Derivative Holdings Designated as Non-Hedges
The Company mitigates the effect of fluctuating foreign exchange rates on the reporting of foreign currency
denominated earnings by entering into currency option contracts. Changes in the fair value of these foreign
currency option contracts, which are designated as non-hedges, are recorded in earnings immediately within
other income. The realized gains, premiums paid and changes in the fair market value recorded in the
Consolidated Statements of Operations were not significant for the years ended January 29, 2011 and January 30,
2010, and resulted in $4 million of income for the year ended January 31, 2009.
The Company also enters into forward foreign exchange contracts to hedge foreign-currency denominated
merchandise purchases and intercompany transactions that are not designated as hedges. Net changes in the fair
value of foreign exchange derivative financial instruments designated as non-hedges were substantially offset by
the changes in value of the underlying transactions, which were recorded in selling, general and administrative
expenses. The amount recorded for all the periods presented was not significant.
The Company enters into diesel fuel forward and option contracts to mitigate a portion of the Company’s
freight expense due to the variability caused by fuel surcharges imposed by our third-party freight carriers.
Changes in the fair value of these contracts are recorded in earnings immediately.
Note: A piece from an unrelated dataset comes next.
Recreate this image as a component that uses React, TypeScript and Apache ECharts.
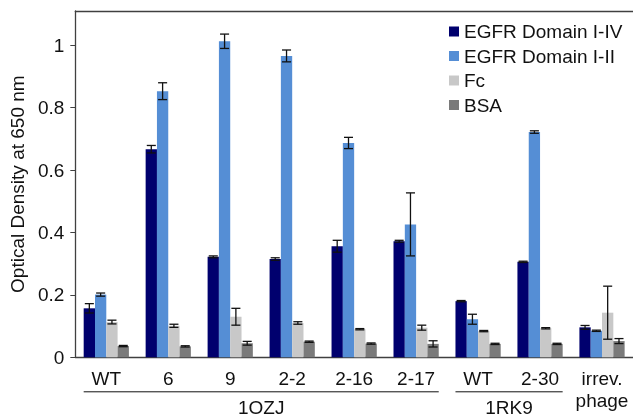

The effect was not significant
for any of the periods presented.
In 2008, the Company terminated its European net investment hedge by amending its existing cross
currency swap and entering simultaneously into a new cross currency swap, thereby fixing the amount owed to
the counterparty at $24 million. The agreement included an option, which was exercised by the counterparty that
required the Company to settle this transaction in August 2010.